Sembra molto ma è ancora poco. Sul vasto argomento dell'arte messa in pericolo dalle guerre sono stati scritti libri memorabili, oggi di difficile reperibilità, come ad esempio I furti d'arte di Paul Wescher (Einaudi), dedicato alle spoliazioni napoleoniche, oppure The Rape of Europa di I.H. Nicolas, sulle razzie del Terzo Reich, o ancora Lost Treasure in Europe di H. La Farge, sulla situazione dell'arte alla fine del conflitto. A tutto ciò andrebbero aggiunti i diari di Rose Valland, Palma Bucarelli, Rodolfo Siviero e Pasquale Rotondi, editi tra il 1960 e il 2000.

Siamo scesi nel dettaglio. Ma chi volesse farsi velocemente un'idea generale sul tema, che cosa dovrebbe leggere? La risposta è facile: il piccolo, delizioso libretto appena pubblicato da Sergio Romano per la collana «Sms» di Skira con un titolo che va diretto al tema: L'arte in guerra.

Redatto con chiarezza e sintesi esemplari, quest'aureo libretto definisce subito il campo d'azione cronologico (dalla Rivoluzione francese ai nostri giorni) mettendo a fuoco momenti e temi di particolare rilevanza, come l'Età napoleonica, il Risorgimento italiano, i saccheggi coloniali, la politica artistica di Hitler, la Guerra civile spagnola, la Prima e soprattutto la Seconda guerra mondiale, le restituzioni alla fine del conflitto.

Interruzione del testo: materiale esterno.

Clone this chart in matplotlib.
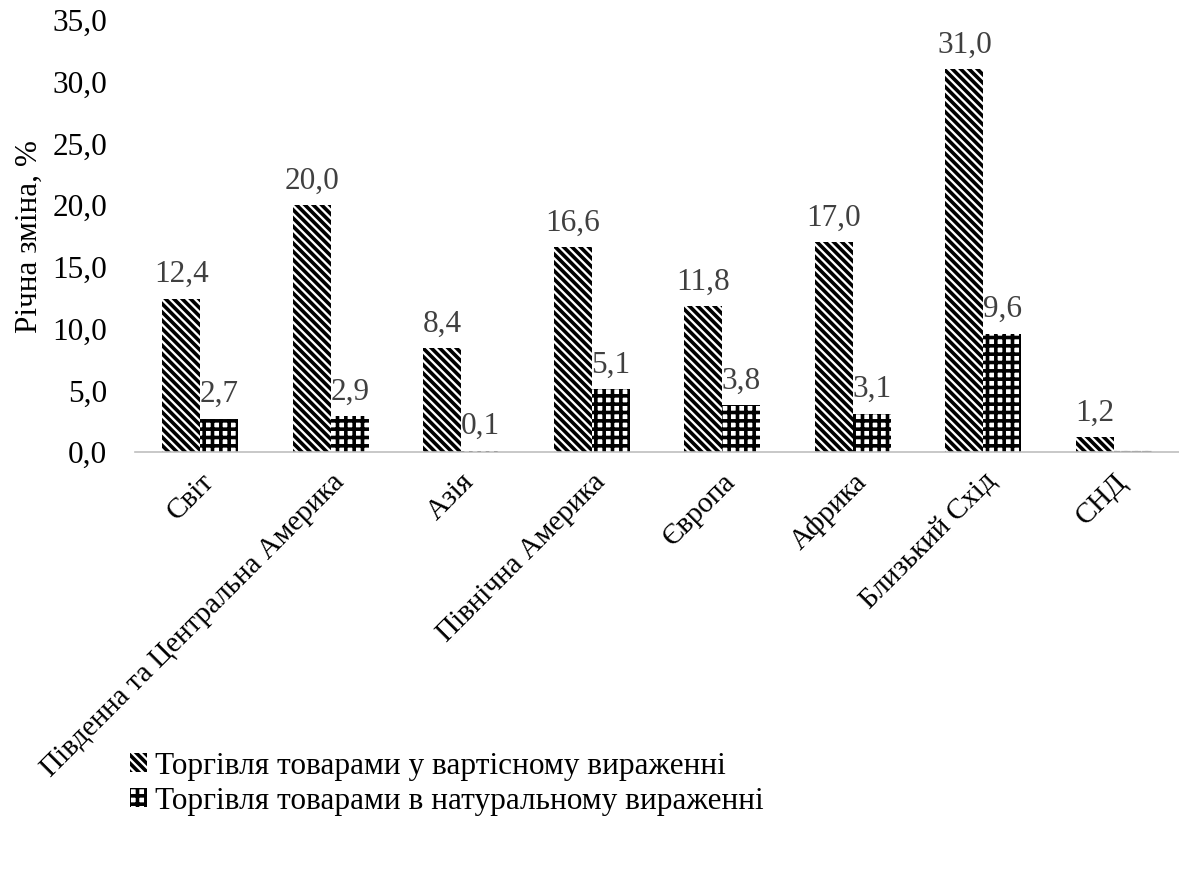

Dovendo lavorare di sintesi, il libro definisce subito anche i "moventi" che hanno scatenato la caccia alle opere d'arte durante le guerre. Sono sostanzialmente due, in forte contrapposizione: primo, la conquista dell'arte (amata e adorata) quale simbolo del potere e del prestigio di chi la detiene e dunque premio per la vittoria; secondo, la rapina e distruzione dell'arte in quanto simbolo (odiato e disprezzato) dell'esecrando nemico.